Mariana me escreve com uma pergunta que me assola desde a adolescência: “Como sobreviver sendo uma emocionada?” Tal questionamento me lembra a masterclass sensacional a que assisti ano passado com o escritor David Sedaris, conhecido por sua obra autodepreciativa.
Na aula, David indaga o que um sujeito que não é escritor faz com as dores e os perrengues do seu dia. Ele conta que, por mais triste e irritado que tenha ficado em situações desagradáveis, sempre celebrou “em algum lugar de sua psique” todos os foras profissionais e amorosos que levou.
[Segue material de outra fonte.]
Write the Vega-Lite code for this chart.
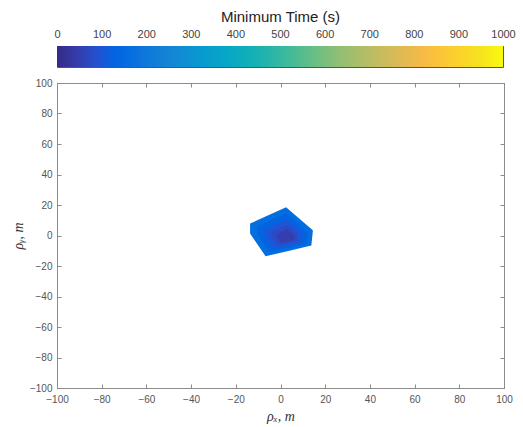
{
  "$schema": "https://vega.github.io/schema/vega-lite/v6.json",
  "background": "white",
  "padding": {"left": 10, "top": 9, "right": 5, "bottom": 5},
  "spacing": 16,
  "bounds": "flush",
  "datasets": {
    "bar": [{"t0": 0, "t1": 1000}],
    "contours": [
      {"level": 160, "x": -13.6, "top": 7.8, "bottom": 1.3},
      {"level": 160, "x": -6.7, "top": 12.4, "bottom": -13.6},
      {"level": 160, "x": 2.5, "top": 18.6, "bottom": -10.5},
      {"level": 160, "x": 13.8, "top": 4.2, "bottom": -6.5},
      {"level": 160, "x": 14.5, "top": 3.3, "bottom": 3.3},
      {"level": 130, "x": -10.3, "top": 5.9, "bottom": 0.7},
      {"level": 130, "x": -4.8, "top": 9.6, "bottom": -10.8},
      {"level": 130, "x": 2.6, "top": 14.6, "bottom": -8.4},
      {"level": 130, "x": 11.6, "top": 3.1, "bottom": -5.5},
      {"level": 130, "x": 12.2, "top": 2.3, "bottom": 2.3},
      {"level": 100, "x": -7.0, "top": 4.1, "bottom": 0.2},
      {"level": 100, "x": -2.8, "top": 6.8, "bottom": -8.5},
      {"level": 100, "x": 2.7, "top": 10.6, "bottom": -6.7},
      {"level": 100, "x": 9.5, "top": 1.9, "bottom": -4.5},
      {"level": 100, "x": 9.9, "top": 1.4, "bottom": 1.4},
      {"level": 75, "x": -4.0, "top": 2.4, "bottom": -0.3},
      {"level": 75, "x": -1.1, "top": 4.3, "bottom": -6.4},
      {"level": 75, "x": 2.8, "top": 6.9, "bottom": -5.1},
      {"level": 75, "x": 7.5, "top": 0.9, "bottom": -3.6},
      {"level": 75, "x": 7.8, "top": 0.5, "bottom": 0.5},
      {"level": 50, "x": -1.6, "top": 1.0, "bottom": -0.7},
      {"level": 50, "x": 0.4, "top": 2.4, "bottom": -4.9},
      {"level": 50, "x": 2.9, "top": 4.2, "bottom": -4.1},
      {"level": 50, "x": 6.1, "top": 0.1, "bottom": -3.0},
      {"level": 50, "x": 6.3, "top": -0.2, "bottom": -0.2}
    ]
  },
  "vconcat": [
    {
      "width": 446,
      "height": 21,
      "data": {"name": "bar"},
      "view": {"stroke": "#555555", "strokeWidth": 1},
      "mark": {
        "type": "rect",
        "fill": {
          "gradient": "linear", "x1": 0, "y1": 0, "x2": 1, "y2": 0,
          "stops": [
            {"offset": 0, "color": "#352A87"},
            {"offset": 0.0476, "color": "#353DAD"},
            {"offset": 0.0952, "color": "#2053D4"},
            {"offset": 0.127, "color": "#0363E1"},
            {"offset": 0.1587, "color": "#046DE0"},
            {"offset": 0.1905, "color": "#0D75DC"},
            {"offset": 0.254, "color": "#1485D4"},
            {"offset": 0.3175, "color": "#0998D1"},
            {"offset": 0.381, "color": "#06A7C6"},
            {"offset": 0.4444, "color": "#15B1B4"},
            {"offset": 0.5079, "color": "#38B99E"},
            {"offset": 0.5714, "color": "#65BE86"},
            {"offset": 0.6349, "color": "#92BF73"},
            {"offset": 0.6984, "color": "#B7BD64"},
            {"offset": 0.7619, "color": "#D9BA56"},
            {"offset": 0.8254, "color": "#F8BB44"},
            {"offset": 0.8889, "color": "#FCCE2E"},
            {"offset": 0.9524, "color": "#F5E41D"},
            {"offset": 1, "color": "#F9FB0E"}
          ]
        }
      },
      "encoding": {
        "x": {
          "field": "t0", "type": "quantitative",
          "scale": {"domain": [0, 1000], "nice": false},
          "axis": {
            "orient": "top",
            "values": [0, 100, 200, 300, 400, 500, 600, 700, 800, 900, 1000],
            "format": "d",
            "domain": false,
            "tickSize": -3, "tickColor": "#555555",
            "labelFontSize": 11, "labelColor": "#444444", "labelFont": "Liberation Sans",
            "labelPadding": 11.5, "labelBaseline": "alphabetic", "labelFlush": false,
            "title": "Minimum Time (s)", "titleFont": "Liberation Sans",
            "titleFontSize": 15, "titleFontWeight": "normal", "titleColor": "#222222",
            "titleBaseline": "alphabetic", "titleY": -24.3
          }
        },
        "x2": {"field": "t1"}
      }
    },
    {
      "width": 447,
      "height": 305,
      "data": {"name": "contours"},
      "view": {"stroke": "#8c8c8c", "strokeWidth": 1},
      "resolve": {"axis": {"x": "independent", "y": "independent"}},
      "layer": [
        {
          "encoding": {
            "x": {
              "field": "x", "type": "quantitative",
              "scale": {"domain": [-100, 100], "nice": false},
              "axis": {
                "orient": "bottom",
                "values": [-100, -80, -60, -40, -20, 0, 20, 40, 60, 80, 100],
                "tickSize": -4, "tickColor": "#8c8c8c", "domainColor": "#8c8c8c",
                "labelFontSize": 10, "labelColor": "#555555", "labelFont": "Liberation Sans",
                "labelPadding": 10.8, "labelFlush": false,
                "title": "ρₓ, m", "titleFont": "Liberation Serif", "titleFontStyle": "italic",
                "titleFontWeight": "normal", "titleFontSize": 14, "titleColor": "#333333",
                "titleBaseline": "middle", "titleY": 28.5
              }
            },
            "y": {
              "field": "top", "type": "quantitative",
              "scale": {"domain": [-100, 100], "nice": false},
              "axis": {
                "orient": "left",
                "values": [-100, -80, -60, -40, -20, 0, 20, 40, 60, 80, 100],
                "tickSize": -4, "tickColor": "#8c8c8c", "domainColor": "#8c8c8c",
                "labelFontSize": 10, "labelColor": "#555555", "labelFont": "Liberation Sans",
                "labelPadding": 9, "labelFlush": false,
                "title": "ρᵧ, m", "titleFont": "Liberation Serif", "titleFontStyle": "italic",
                "titleFontWeight": "normal", "titleFontSize": 14, "titleColor": "#333333",
                "titleBaseline": "middle", "titleX": -39
              }
            },
            "y2": {"field": "bottom"},
            "color": {
              "field": "level", "type": "quantitative", "legend": null,
              "scale": {
                "domain": [0, 47.6, 95.2, 127, 158.7, 190.5, 254, 317.5, 381, 444.4, 507.9, 571.4, 634.9, 698.4, 761.9, 825.4, 888.9, 952.4, 1000],
                "range": ["#352A87", "#353DAD", "#2053D4", "#0363E1", "#046DE0", "#0D75DC", "#1485D4", "#0998D1", "#06A7C6", "#15B1B4", "#38B99E", "#65BE86", "#92BF73", "#B7BD64", "#D9BA56", "#F8BB44", "#FCCE2E", "#F5E41D", "#F9FB0E"]
              }
            }
          },
          "layer": [
            {"transform": [{"filter": "datum.level == 160"}], "mark": {"type": "area", "interpolate": "linear", "orient": "vertical"}},
            {"transform": [{"filter": "datum.level == 130"}], "mark": {"type": "area", "interpolate": "linear", "orient": "vertical"}},
            {"transform": [{"filter": "datum.level == 100"}], "mark": {"type": "area", "interpolate": "linear", "orient": "vertical"}},
            {"transform": [{"filter": "datum.level == 75"}], "mark": {"type": "area", "interpolate": "linear", "orient": "vertical"}},
            {"transform": [{"filter": "datum.level == 50"}], "mark": {"type": "area", "interpolate": "linear", "orient": "vertical"}}
          ]
        },
        {
          "mark": {"type": "point", "opacity": 0},
          "encoding": {
            "x": {
              "field": "x", "type": "quantitative",
              "scale": {"domain": [-100, 100], "nice": false},
              "axis": {
                "orient": "top", "labels": false, "title": null,
                "values": [-100, -80, -60, -40, -20, 0, 20, 40, 60, 80, 100],
                "tickSize": -4, "tickColor": "#8c8c8c", "domainColor": "#8c8c8c"
              }
            },
            "y": {
              "field": "top", "type": "quantitative",
              "scale": {"domain": [-100, 100], "nice": false},
              "axis": {
                "orient": "right", "labels": false, "title": null,
                "values": [-100, -80, -60, -40, -20, 0, 20, 40, 60, 80, 100],
                "tickSize": -4, "tickColor": "#8c8c8c", "domainColor": "#8c8c8c"
              }
            }
          }
        }
      ]
    }
  ],
  "config": {
    "axis": {"grid": false}
  }
}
Em meu micro-mundo, me identifico com o fascínio do artista em ser um personagem. Além do prazer que tenho em me esculachar em público, expondo meus defeitos sem ressaca, já tirei proveito literário dos meus piores momentos lidando com amigos, companheiros e familiares.
Meus leitores, corajosos sobreviventes do meu trabalho autorreferente e histérico, sabem que levo muitos desaforos para casa. A minha casa é onde está meu computador e a possibilidade de esquadrinhar uma cena pela linguagem, para que ela ganhe forma e deixe de ser um pica-pau fantasmagórico cutucando meu fígado.
Quando brigava com uma amiga no ginásio escolar, sabia que precisava criar uma casca protetora para meu jovem corpinho em carne viva. A ironia me pareceu a única saída.
Se você me vê tirando sarro da cara de alguém que aparentemente gosto, talvez eu o ame profundamente. O núcleo duro da família da minha mãe só suportava conviver uns com os outros porque tanto sentimento podia ser abrandado pelo deboche.
Mas, Mariana, acredito que o que você realmente pergunta é como ser uma mulher emocionada em um mundo com tanta gente “cool”. Para começar, fuja dessas pessoas: discretíssimas, que assistem esportes, que moram 15 anos em outro país e não são angustiadas, e que trabalham no mercado financeiro.
Me ajuda muito ler livros, ouvir músicas ou assistir filmes e séries com protagonistas emotivos. O pertencimento nos embala e depois nos devolve à selva de pedra. Recentemente, retornei a artistas como Jeff Buckley, Antony and the Johnsons, Adele, Nina Simone, Timothée Chalamet e Bridget Everett.
Em suma, Mariana, vai dar sempre tudo meio errado. E o que fazem os não escritores com isso?